Back to the future
The current approach to primary care is toast – pharma, this is your chance.
Few things seem to be as unchanging as a GP surgery, and there is a fair chance you’re reading this thinking that yours has hardly changed since you registered. So, when I say that multiple tipping points suggest that primary care will radically alter, then you may not believe me.
I work with two GP federations in very different areas. Yesterday, at one board meeting, we discussed a nursing workforce review, which revealed the majority of our nurses are aged over 51 and 29% are over 56. Last week, in the other city, yet another practice ‘handed the keys back’ and announced its closure.
Ultimately, the future belongs to places like Encompass in Kent. This facility is a superb example of integrated out-of-hospital care made viable by scale; replicating leadership, a coherent strategy linked to a clear vision and data to build the plan.
The truth is that the traditional primary care model is already an anachronism, and only complacency, wishful thinking and nostalgia stand in disagreement. We have GPs consulting 80-100 patients a day and our nurse headcount is twice the whole-time equivalent. It’s the same with admin staff and not far different for GPs.
Overheads of all kinds follow inefficient cottage industry approaches, while many practices pursue Quality and Outcomes Framework (QOF) rewards or enhanced service income, without understanding the cost of delivery and, therefore, the margins.
Few practices are run as businesses, based upon accurate income and expenditure. Indeed, this is a potentially productive area for pharma that too few companies address. Primary care is disintegrating, so industry should seriously consider supporting practices in modern business execution.
Margins are actually incredibly narrow and I’m learning the costs to a practice of routine secondary care activity are significant in tipping them to loss. I don’t mean the admission cost to the CCG that is paid to the hospital, but the associated costs to the actual practice of referral, follow up and diagnostics. Unpicking this makes or breaks a practice, as does the necessary efficiency to avoid a loss from chasing QOF or flu vaccination targets.

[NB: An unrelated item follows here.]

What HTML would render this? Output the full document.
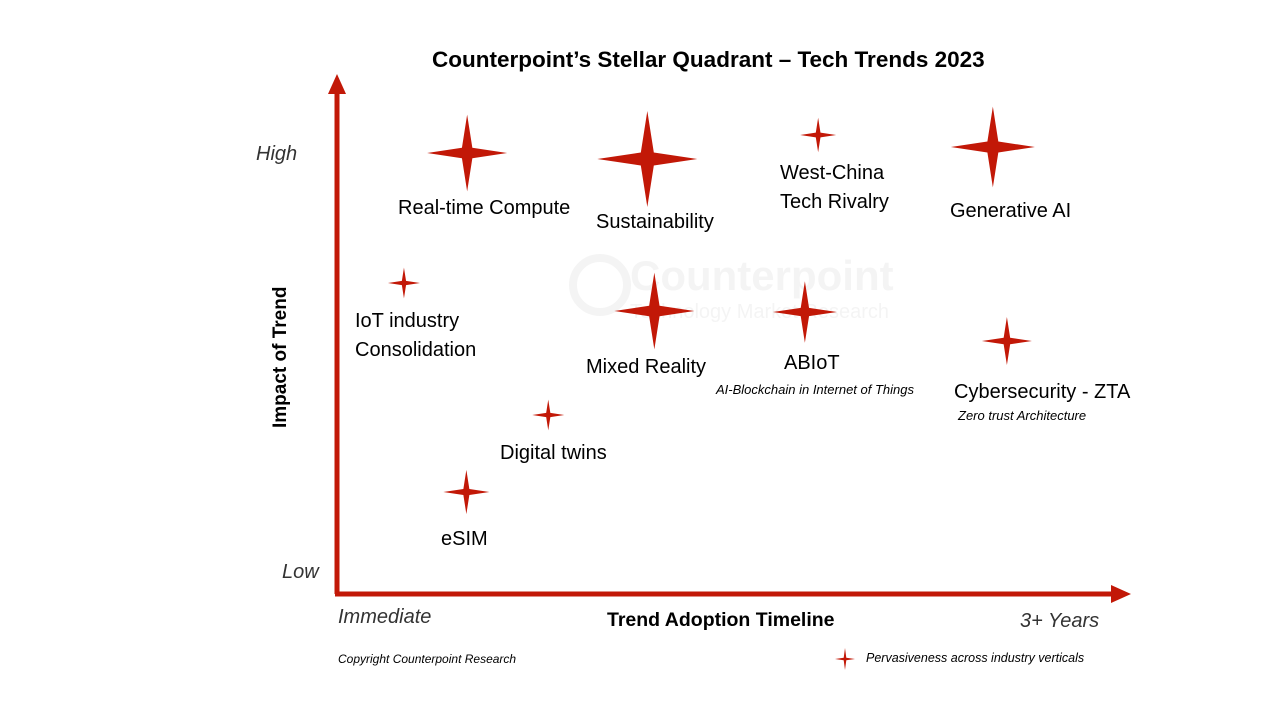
<!DOCTYPE html>
<html><head><meta charset="utf-8"><style>
html,body{margin:0;padding:0;background:#fff}
#wrap{position:relative;width:1280px;height:720px;overflow:hidden;font-family:"Liberation Sans",sans-serif;color:#000}
.t{position:absolute;white-space:nowrap;line-height:1.2}
.lab{font-size:20px;line-height:29px}
.it{font-style:italic}
</style></head><body>
<div id="wrap">
<svg id="svg" width="1280" height="720" style="position:absolute;left:0;top:0">
  <g opacity="0.06">
    <circle cx="600" cy="285" r="27" fill="none" stroke="#555" stroke-width="8"/>
    <text x="630" y="290" font-size="42" font-weight="bold" fill="#555" font-family="Liberation Sans">Counterpoint</text>
    <text x="630" y="318" font-size="20" fill="#555" font-family="Liberation Sans">Technology Market Research</text>
  </g>
  <g>
    <line x1="337" y1="594" x2="337" y2="90" stroke="#c21807" stroke-width="5"/>
    <polygon points="337,74 328,94 346,94" fill="#c21807"/>
  </g>
  <g>
    <line x1="335" y1="594" x2="1115" y2="594" stroke="#c21807" stroke-width="5"/>
    <polygon points="1131,594 1111,585 1111,603" fill="#c21807"/>
  </g>
  <g id="stars"></g>
  <path fill="#c21807" d="M845,648 L846.3,657.7 L855,659 L846.3,660.3 L845,670 L843.7,660.3 L835,659 L843.7,657.7 Z"/>
</svg>
<div class="t" style="left:432px;top:46px;font-size:22.5px;font-weight:bold">Counterpoint’s Stellar Quadrant – Tech Trends 2023</div>
<div class="t" style="left:270px;top:428px;font-size:19px;font-weight:bold;transform:rotate(-90deg);transform-origin:0 0">Impact of Trend</div>
<div class="t it" style="left:256px;top:142px;font-size:20px;color:#333">High</div>
<div class="t it" style="left:282px;top:560px;font-size:20px;color:#333">Low</div>
<div class="t it" style="left:338px;top:605px;font-size:20px;color:#333">Immediate</div>
<div class="t" style="left:607px;top:609px;font-size:19.5px;font-weight:bold">Trend Adoption Timeline</div>
<div class="t it" style="left:1020px;top:609px;font-size:20px;color:#333">3+ Years</div>
<div class="t it" style="left:338px;top:652px;font-size:12px">Copyright  Counterpoint  Research</div>
<div class="t it" style="left:866px;top:651px;font-size:12.5px">Pervasiveness across industry verticals</div>
<div id="labels"></div>
</div>
<script>
const names=["Real-time Compute","Sustainability","West-China<br>Tech Rivalry","Generative AI","IoT industry<br>Consolidation","Mixed Reality","ABIoT","Cybersecurity - ZTA","Digital twins","eSIM"];
const adoption=[1.63,3.94,6.13,8.37,0.82,4.03,5.96,8.55,2.67,1.62];
const impact=[8.74,8.62,9.1,8.86,6.14,5.58,5.56,4.98,3.5,1.96];
const pervasiveness=[40,50,18,42,16,40,32,25,16,23];
const labelPos=[[398,194],[596,208],[780,159],[950,197],[355,307],[586,353],[784,349],[954,378],[500,439],[441,525]];
const subLabels={6:["AI-Blockchain in Internet of Things",716,382],7:["Zero trust Architecture",958,408]};
function xs(v){return 340+v*78;}
function ys(v){return 590-v*50;}
const g=document.getElementById('stars');
const L=document.getElementById('labels');
for(let i=0;i<names.length;i++){
  const cx=xs(adoption[i]),cy=ys(impact[i]),s=pervasiveness[i],h=s*0.96,k=s*0.13;
  const p=document.createElementNS('http://www.w3.org/2000/svg','path');
  p.setAttribute('d',`M${cx},${cy-h} L${cx+k},${cy-k} L${cx+s},${cy} L${cx+k},${cy+k} L${cx},${cy+h} L${cx-k},${cy+k} L${cx-s},${cy} L${cx-k},${cy-k} Z`);
  p.setAttribute('fill','#c21807');
  
  
  g.appendChild(p);
  const d=document.createElement('div');
  d.className='t lab';
  d.style.left=labelPos[i][0]+'px';d.style.top=labelPos[i][1]+'px';
  d.innerHTML=names[i];
  
  
  L.appendChild(d);
  if(subLabels[i]){
    const e=document.createElement('div');
    e.className='t it';e.style.fontSize='13px';
    e.style.left=subLabels[i][1]+'px';e.style.top=subLabels[i][2]+'px';
    e.textContent=subLabels[i][0];
    
    
    L.appendChild(e);
  }
}
</script>
</body></html>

Pharma value proposition models tend to ignore practice costs and budget impact models are much more detailed around CCG admission costs. Field staff generally over-estimate the value of things like QOF and cannot place finances into context, as practice finance barely features in training courses.
In the final analysis, industry could work closer with practices and federations to collect, interpret and act upon data. Managing new models of primary care we so badly need is something pharma can and should be compelled to do.
The QOF is a 13-year-old, periodically updated system, still in use today. It’s a way of gauging and rewarding general practice performance against criteria in several disease areas, such as heart conditions, diabetes, mental health and cancer. QOF is part of the General Medical Services contract and is also designed to identify areas of improvement.
David Thorne is Chair, Washington Community Healthcare and Non-Executive Director, City and Vale GP Alliance.